Case in point: Kim Lange, BHS class of 1988.

“Paydirt…2 4×5 Graflex field cameras. A Beseler enlarger. One large and one small dry mount presses. A box of miscelaneous flashes and lenses. A tripod.

Now all I need to do is remember how to shoot, figure out how to set up a darkroom, and purchase the rest of the accessories….oh yeah, and add a few more hours to the day. It is awfully fun to have cameras back in my life.”

 

Rules for Writ– I mean, Camerawork

http://www.guardian.co.uk/books/2010/feb/20/ten-rules-for-writing-fiction-part-one has a stellar roster of contributors, including an entry from Geoff Dyer, who has written books about jazz and photography; try substituting “creative camerawork” for “writing” and most of his points still make sense.


P.S. There’s a part two, too.

A Parable

Once upon a time there was a citizen who showed up at the band rehearsal. “I’ve come to join,” the citizen announced to no one in particular. “I’m a musician.” “What sort of musician?” asked a band member who happened to be within earshot. “A horn player,” the citizen replied. “Great!” another band member said. “We can always use another horn player. We jam tonight, so come on along.”
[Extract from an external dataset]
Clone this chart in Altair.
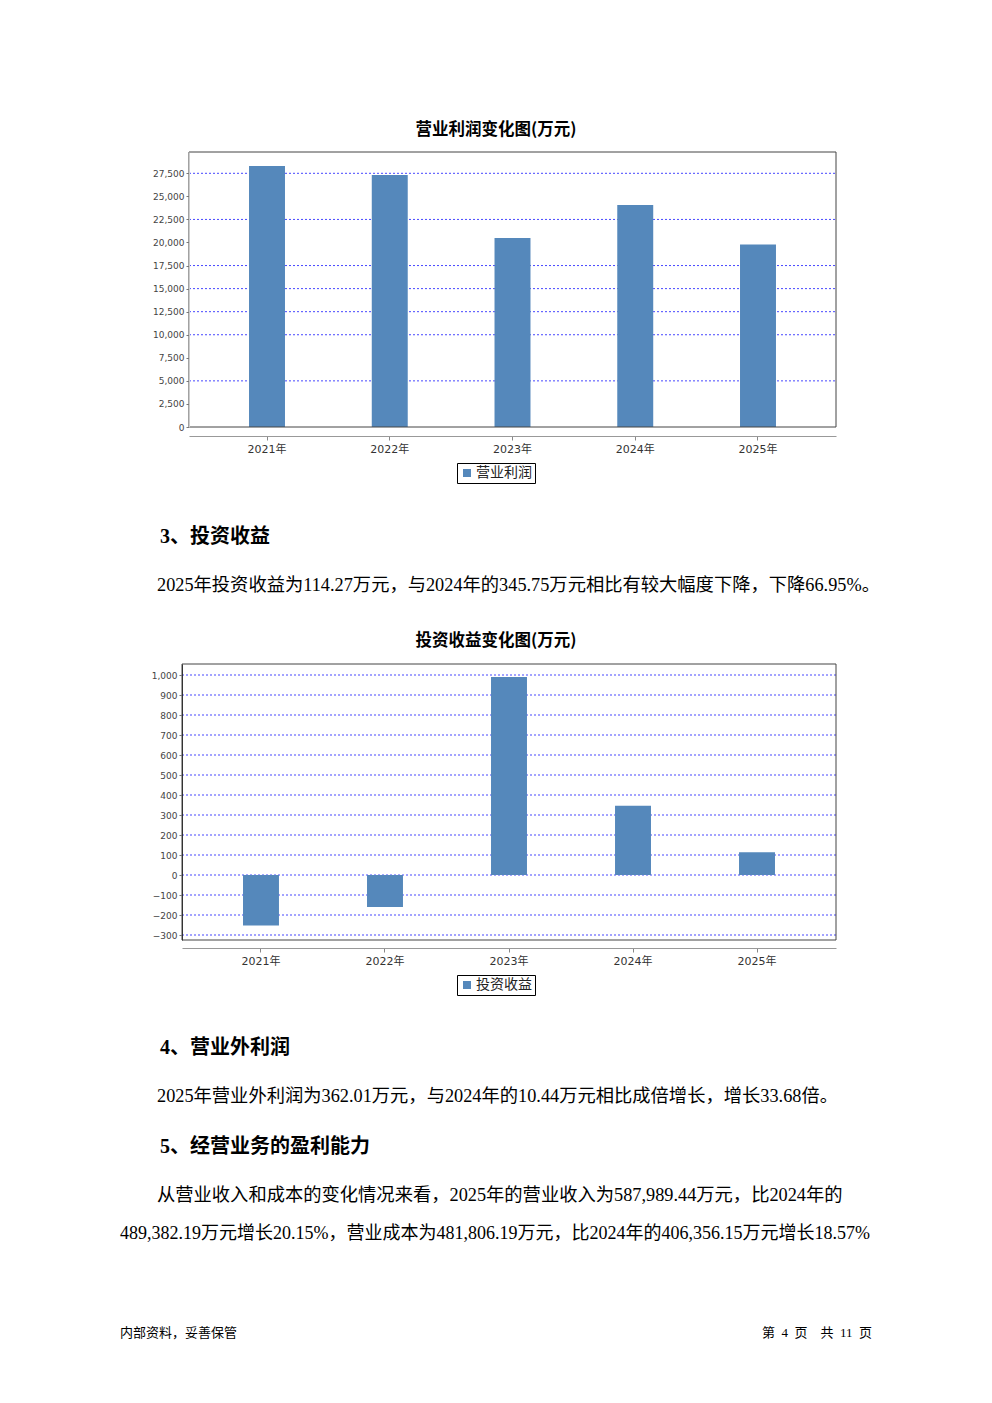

So the citizen went to the jam session that evening. When he walked in the door, the leader greeted him warmly and suggested he play a particular melody on his horn. The citizen said, “Oh, I don’t have a horn.” “But we thought you said you were a horn player.” “I am; I just don’t have a horn.” At this point it was unclear to what extent the citizen was, in fact, a horn player.
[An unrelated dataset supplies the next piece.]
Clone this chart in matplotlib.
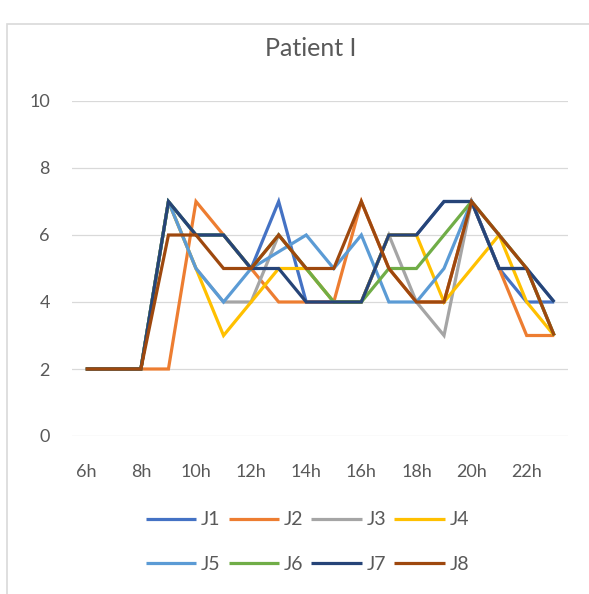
import matplotlib.pyplot as plt
from matplotlib.patches import Rectangle

# hours of the day, 6h .. 23h
hours = list(range(6, 24))
tick_hours = [6, 8, 10, 12, 14, 16, 18, 20, 22]
tick_labels = ['6h', '8h', '10h', '12h', '14h', '16h', '18h', '20h', '22h']

# scores per series
j1 = [2, 2, 2, 7, 6, 6, 5, 7, 4, 4, 4, 6, 6, 7, 7, 5, 4, 4]
j2 = [2, 2, 2, 2, 7, 6, 5, 4, 4, 4, 7, 5, 4, 4, 7, 5, 3, 3]
j3 = [2, 2, 2, 7, 5, 4, 4, 6, 5, 4, 4, 6, 4, 3, 7, 6, 5, 3]
j4 = [2, 2, 2, 7, 5, 3, 4, 5, 5, 4, 4, 6, 6, 4, 5, 6, 4, 3]
j5 = [2, 2, 2, 7, 5, 4, 5, 5.5, 6, 5, 6, 4, 4, 5, 7, 5, 5, 4]
j6 = [2, 2, 2, 7, 6, 6, 5, 6, 5, 4, 4, 5, 5, 6, 7, 6, 5, 3]
j7 = [2, 2, 2, 7, 6, 6, 5, 5, 4, 4, 4, 6, 6, 7, 7, 5, 5, 4]
j8 = [2, 2, 2, 6, 6, 5, 5, 6, 5, 5, 7, 5, 4, 4, 7, 6, 5, 3]

series = [j1, j2, j3, j4, j5, j6, j7, j8]
names = ['J1', 'J2', 'J3', 'J4', 'J5', 'J6', 'J7', 'J8']
colors = ['#4472C4', '#ED7D31', '#A5A5A5', '#FFC000',
          '#5B9BD5', '#70AD47', '#264478', '#9E480E']

plt.rcParams['font.family'] = ['Lato', 'DejaVu Sans']
text_color = '#595959'

fig = plt.figure(figsize=(5.89, 5.94), dpi=100)
ax = fig.add_axes([72 / 589, 1 - 436 / 594, 496 / 589, 335 / 594])

lines = []
for vals, name, col in zip(series, names, colors):
    ln, = ax.plot(hours, vals, color=col, linewidth=2.3, label=name,
                  solid_joinstyle='miter', solid_capstyle='butt')
    lines.append(ln)

ax.set_xlim(5.5, 23.5)
ax.set_ylim(0, 10)
ax.set_yticks([0, 2, 4, 6, 8, 10])
ax.set_xticks(tick_hours)
ax.set_xticklabels(tick_labels)
ax.tick_params(length=0, labelsize=13, labelcolor=text_color)
ax.tick_params(axis='x', pad=20)
ax.tick_params(axis='y', pad=16)
ax.grid(axis='y', color='#D9D9D9', linewidth=0.9)
ax.set_axisbelow(True)
for s in ax.spines.values():
    s.set_visible(False)

fig.text(0.527, 1 - 48 / 594, 'Patient I', ha='center', va='center',
         fontsize=18, color=text_color)

# legend filled row by row (matplotlib fills columns first)
order = [0, 4, 1, 5, 2, 6, 3, 7]
leg = fig.legend([lines[i] for i in order], [names[i] for i in order],
                 loc='center', bbox_to_anchor=(0.522, 1 - 542 / 594), ncol=4,
                 frameon=False, fontsize=14, handlelength=2.6,
                 handletextpad=0.25, columnspacing=0.4, labelspacing=1.4)
for t in leg.get_texts():
    t.set_color(text_color)

# light chart-area border
fig.add_artist(Rectangle((7 / 589, -0.1), 1.2, 1.08 - 12 / 594,
                         transform=fig.transFigure, fill=False,
                         edgecolor='#D9D9D9', linewidth=1.2))

fig.savefig('out.png', dpi=100)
Is the citizen in our story a horn player? Does he now (or at any time previously, did he) own his own horn? Perhaps the horn is in need of repair. If the citizen did indeed have a horn at one time, was he able to make music with it? Could it be that he is just a musician in his own mind, and that he simply likes the idea of being a musician?

Can you discern any parallels to a citizen enrolled in a photography course?

Reciprocity Failure

1/30 second @ f4 is the same amount of light reaching the film as ½ @ f16 is, but not necessarily the same as 2 seconds @ f32: it turns out that equivalent exposure, reciprocity, is reliable only between 1/10,000 and ½ second. Usually. Since most of us won’t be dealing with the ultra-fast times, let’s become aware of the longer ones.
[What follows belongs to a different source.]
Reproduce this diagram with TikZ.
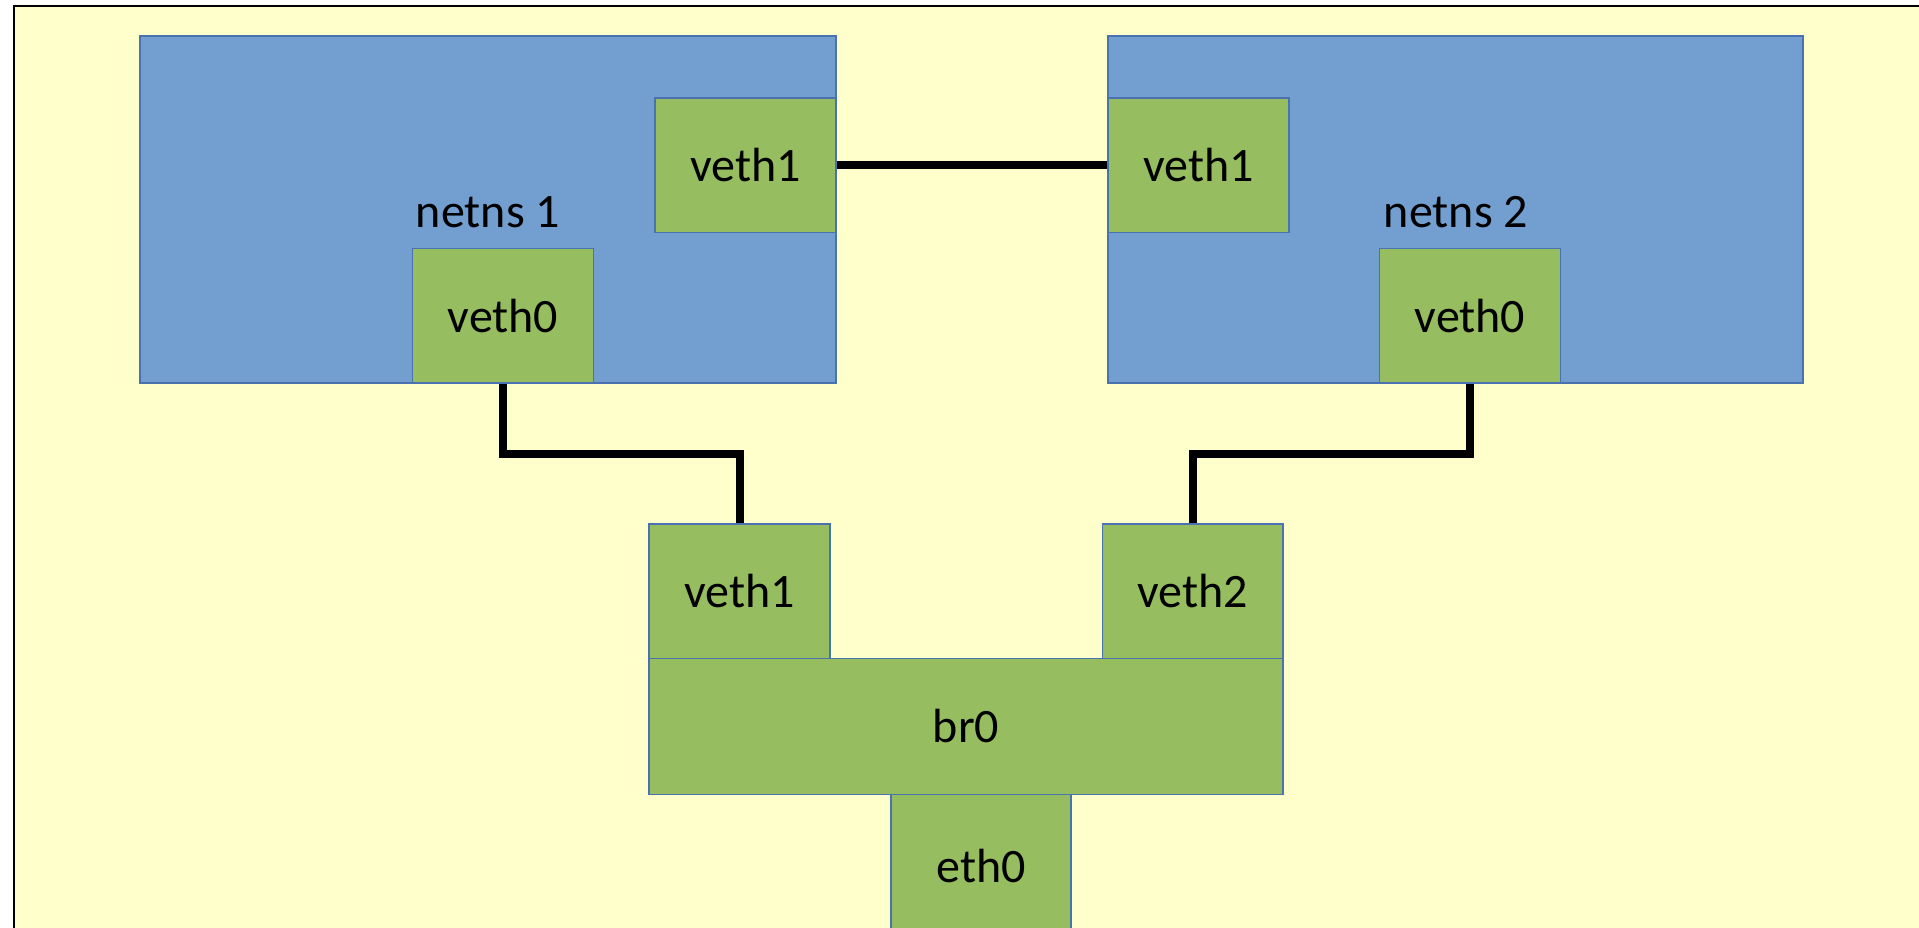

http://home.earthlink.net/~kitathome/LunarLight/moonlight_gallery/technique/reciprocity.htm is a good place to look at this because it provides a chart of some recommended corrections. This will come into play for some of us as the weather improves and the daylight extends further into the evening, and low-light exposures become a real possibility.

Another factor in all this is that, for many films, the ideal situation also involves modifying (usually shortening) the developing time to as well, to a calculable degree, and that the film that sidesteps this modification best is Acros 100.

Reciprocity Success

I don’t know the correct protocol for links in the world of blawwgs, but may I suggest that if I linked to your website, you might consider linking to me as well? Or, even, if I have yet to link to you, feel free to link to this place anyway. Communication is key; the more, the merrier. Thanks.

W. o’ W.: Chuck Close

“The thing that interests me about photography, and why it’s different from all other media, is that it’s the only medium in which there is even the possibility of an accidental masterpiece. You cannot make an accidental masterpiece if you’re a painter or a sculptor. It’s just not going to happen. Something will be wrong.

“This is simultaneously photography’s great advantage and its Achilles heel: it is the easiest medium in which to be competent. Anybody can be a marginally capable photographer, but it takes a lot to learn to become even a competent painter. Now, having said that, I think while photography is the easiest medium in which to be competent, it is probably the hardest one in which to develop an idiosyncratic personal vision. It’s the hardest medium in which to separate yourself from all those other people who are doing reasonably good stuff and to find a personal voice, your own vision, and to make something that is truly, memorably yours and not someone else’s. A recognized signature style of photography is an incredibly difficult thing to achieve.

“It always amazes me that just when I think that there’s nothing left to do in photography and that all permutations and possibilities have been exhausted, someone comes along and puts the medium to a new use, and makes it his or her own, yanks it out of this kind of amateur status, and makes it as profound and moving and as formally interesting as any other medium. It’s like pushing something heavy uphill. Photography’s not an easy medium. It is, finally, perhaps the hardest of them all.”

Self-Reflexivity

(Photograph by Paul Strand)

How do pictures refer to themselves? How can photographs be about photography and the nature of camera vision? Would such images be dependent upon subject matter, or would they be process-oriented, or does it have mostly to do with optics? I suspect that each of you will come up with different solutions for this prompt. Try a couple of approaches to see what happens.